--- Start of MATERIAL PROVIDED ---
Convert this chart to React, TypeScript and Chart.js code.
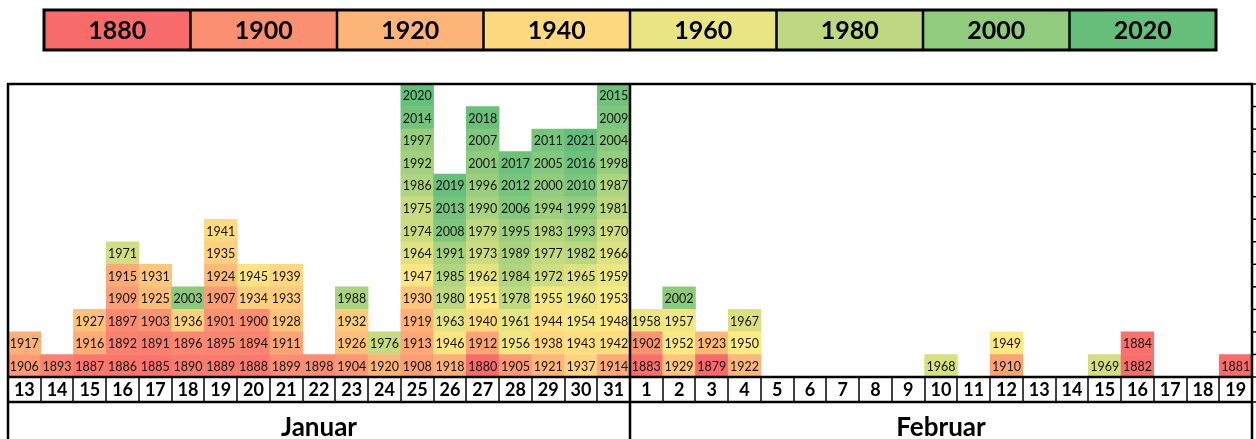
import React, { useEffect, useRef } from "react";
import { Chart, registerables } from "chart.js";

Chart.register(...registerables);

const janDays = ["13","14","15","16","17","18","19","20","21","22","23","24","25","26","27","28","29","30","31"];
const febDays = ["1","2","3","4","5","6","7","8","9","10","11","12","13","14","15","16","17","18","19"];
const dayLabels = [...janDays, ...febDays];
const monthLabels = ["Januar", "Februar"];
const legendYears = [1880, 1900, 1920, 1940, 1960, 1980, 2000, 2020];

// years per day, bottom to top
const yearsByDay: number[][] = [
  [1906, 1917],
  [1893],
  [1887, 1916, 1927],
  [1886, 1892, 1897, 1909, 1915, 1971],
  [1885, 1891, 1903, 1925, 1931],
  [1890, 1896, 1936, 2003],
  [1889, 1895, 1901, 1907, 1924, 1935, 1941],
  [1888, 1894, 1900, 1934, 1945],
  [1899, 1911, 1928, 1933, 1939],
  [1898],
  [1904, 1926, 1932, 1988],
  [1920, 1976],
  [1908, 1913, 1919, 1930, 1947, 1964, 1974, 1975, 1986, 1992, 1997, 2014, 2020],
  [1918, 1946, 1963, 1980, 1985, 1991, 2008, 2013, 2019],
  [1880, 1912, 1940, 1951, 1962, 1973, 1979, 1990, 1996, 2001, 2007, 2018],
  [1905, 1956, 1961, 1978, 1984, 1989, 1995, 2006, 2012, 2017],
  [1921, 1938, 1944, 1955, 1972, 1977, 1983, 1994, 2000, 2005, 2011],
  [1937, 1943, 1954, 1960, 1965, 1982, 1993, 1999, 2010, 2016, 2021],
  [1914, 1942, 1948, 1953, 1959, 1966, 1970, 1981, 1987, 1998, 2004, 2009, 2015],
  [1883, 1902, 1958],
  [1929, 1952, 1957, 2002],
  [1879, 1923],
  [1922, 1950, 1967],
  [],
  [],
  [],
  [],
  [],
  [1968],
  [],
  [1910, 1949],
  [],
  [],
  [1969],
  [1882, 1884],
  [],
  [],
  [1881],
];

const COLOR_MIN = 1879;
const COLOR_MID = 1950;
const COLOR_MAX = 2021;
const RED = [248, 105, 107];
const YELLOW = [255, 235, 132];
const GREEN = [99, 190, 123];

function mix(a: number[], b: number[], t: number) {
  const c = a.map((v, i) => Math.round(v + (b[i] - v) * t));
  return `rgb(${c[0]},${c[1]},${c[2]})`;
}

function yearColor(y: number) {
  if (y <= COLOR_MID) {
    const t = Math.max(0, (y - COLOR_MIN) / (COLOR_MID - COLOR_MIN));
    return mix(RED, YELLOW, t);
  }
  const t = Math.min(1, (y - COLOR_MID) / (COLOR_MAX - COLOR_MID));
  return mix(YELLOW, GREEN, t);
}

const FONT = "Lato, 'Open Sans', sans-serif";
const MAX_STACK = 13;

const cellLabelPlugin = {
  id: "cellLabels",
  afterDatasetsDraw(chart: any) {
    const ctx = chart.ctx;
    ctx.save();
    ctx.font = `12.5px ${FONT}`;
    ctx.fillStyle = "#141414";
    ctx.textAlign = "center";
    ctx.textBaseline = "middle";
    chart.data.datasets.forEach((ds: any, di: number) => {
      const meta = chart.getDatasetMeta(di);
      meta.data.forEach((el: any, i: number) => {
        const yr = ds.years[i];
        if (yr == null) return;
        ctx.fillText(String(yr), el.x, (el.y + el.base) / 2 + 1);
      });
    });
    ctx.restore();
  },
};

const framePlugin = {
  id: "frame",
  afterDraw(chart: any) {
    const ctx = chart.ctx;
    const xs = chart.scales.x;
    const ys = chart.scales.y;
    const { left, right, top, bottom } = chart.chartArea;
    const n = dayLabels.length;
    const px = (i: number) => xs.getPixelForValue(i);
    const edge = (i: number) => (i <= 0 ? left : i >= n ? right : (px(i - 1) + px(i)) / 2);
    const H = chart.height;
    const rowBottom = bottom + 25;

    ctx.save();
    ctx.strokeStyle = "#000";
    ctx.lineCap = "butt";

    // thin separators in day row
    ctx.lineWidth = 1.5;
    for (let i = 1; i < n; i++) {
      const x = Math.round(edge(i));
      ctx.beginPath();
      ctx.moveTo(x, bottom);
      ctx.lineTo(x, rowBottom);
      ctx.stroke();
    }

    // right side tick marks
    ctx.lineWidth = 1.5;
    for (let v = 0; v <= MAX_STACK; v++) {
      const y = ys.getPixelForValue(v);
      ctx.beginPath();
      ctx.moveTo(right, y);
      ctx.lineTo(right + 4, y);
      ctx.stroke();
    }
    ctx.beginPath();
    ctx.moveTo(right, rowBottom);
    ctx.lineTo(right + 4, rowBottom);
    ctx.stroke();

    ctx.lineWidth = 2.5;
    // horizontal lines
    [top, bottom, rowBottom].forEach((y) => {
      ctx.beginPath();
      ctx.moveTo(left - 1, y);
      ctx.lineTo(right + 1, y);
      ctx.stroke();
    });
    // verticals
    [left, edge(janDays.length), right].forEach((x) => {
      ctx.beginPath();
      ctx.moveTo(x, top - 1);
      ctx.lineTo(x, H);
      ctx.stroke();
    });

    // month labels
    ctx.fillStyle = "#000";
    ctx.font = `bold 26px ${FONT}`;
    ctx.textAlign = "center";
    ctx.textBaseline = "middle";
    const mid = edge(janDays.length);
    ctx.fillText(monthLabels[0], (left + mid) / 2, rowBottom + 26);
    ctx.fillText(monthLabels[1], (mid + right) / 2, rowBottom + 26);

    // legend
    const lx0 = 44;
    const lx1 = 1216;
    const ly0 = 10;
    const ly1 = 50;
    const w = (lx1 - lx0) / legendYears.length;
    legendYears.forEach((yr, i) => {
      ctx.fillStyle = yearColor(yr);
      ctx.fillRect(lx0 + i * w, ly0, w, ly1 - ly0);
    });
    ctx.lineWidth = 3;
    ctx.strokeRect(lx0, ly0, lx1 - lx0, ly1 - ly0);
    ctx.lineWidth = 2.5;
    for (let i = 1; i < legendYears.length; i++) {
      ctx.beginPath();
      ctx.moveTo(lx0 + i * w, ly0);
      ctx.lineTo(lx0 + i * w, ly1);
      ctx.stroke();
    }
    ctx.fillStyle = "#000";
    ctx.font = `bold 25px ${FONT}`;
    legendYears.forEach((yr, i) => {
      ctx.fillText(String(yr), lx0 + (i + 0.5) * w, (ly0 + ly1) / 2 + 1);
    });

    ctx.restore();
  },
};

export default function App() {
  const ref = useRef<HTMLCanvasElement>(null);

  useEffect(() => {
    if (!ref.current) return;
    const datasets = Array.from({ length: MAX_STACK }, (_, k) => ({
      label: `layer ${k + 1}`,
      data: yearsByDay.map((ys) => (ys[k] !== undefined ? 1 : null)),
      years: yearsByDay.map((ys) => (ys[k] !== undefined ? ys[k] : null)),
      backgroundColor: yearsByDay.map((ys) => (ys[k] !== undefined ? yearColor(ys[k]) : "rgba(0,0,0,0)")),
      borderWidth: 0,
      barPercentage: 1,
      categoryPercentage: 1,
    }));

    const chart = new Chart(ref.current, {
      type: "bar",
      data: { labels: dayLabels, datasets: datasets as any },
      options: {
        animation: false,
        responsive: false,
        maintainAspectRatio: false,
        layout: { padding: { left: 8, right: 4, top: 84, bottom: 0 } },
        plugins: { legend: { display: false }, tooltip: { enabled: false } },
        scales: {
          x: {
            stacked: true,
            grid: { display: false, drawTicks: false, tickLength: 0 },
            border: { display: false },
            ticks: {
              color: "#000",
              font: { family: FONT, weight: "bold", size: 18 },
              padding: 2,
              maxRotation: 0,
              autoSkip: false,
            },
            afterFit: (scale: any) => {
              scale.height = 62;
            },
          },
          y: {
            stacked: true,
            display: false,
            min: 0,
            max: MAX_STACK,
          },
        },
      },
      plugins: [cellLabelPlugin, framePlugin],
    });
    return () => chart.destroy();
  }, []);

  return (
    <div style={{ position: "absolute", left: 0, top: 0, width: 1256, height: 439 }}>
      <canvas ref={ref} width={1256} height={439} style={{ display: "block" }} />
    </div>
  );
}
--- End of MATERIAL PROVIDED ---
■ WRITTEN REQUEST
Leave the pictures out and reproduce exactly the lines from the top of the listing above through the line with "1980, 2000, 2020];".

■ THE OUTPUT
Convert this chart to React, TypeScript and Chart.js code.
import React, { useEffect, useRef } from "react";
import { Chart, registerables } from "chart.js";

Chart.register(...registerables);

const janDays = ["13","14","15","16","17","18","19","20","21","22","23","24","25","26","27","28","29","30","31"];
const febDays = ["1","2","3","4","5","6","7","8","9","10","11","12","13","14","15","16","17","18","19"];
const dayLabels = [...janDays, ...febDays];
const monthLabels = ["Januar", "Februar"];
const legendYears = [1880, 1900, 1920, 1940, 1960, 1980, 2000, 2020];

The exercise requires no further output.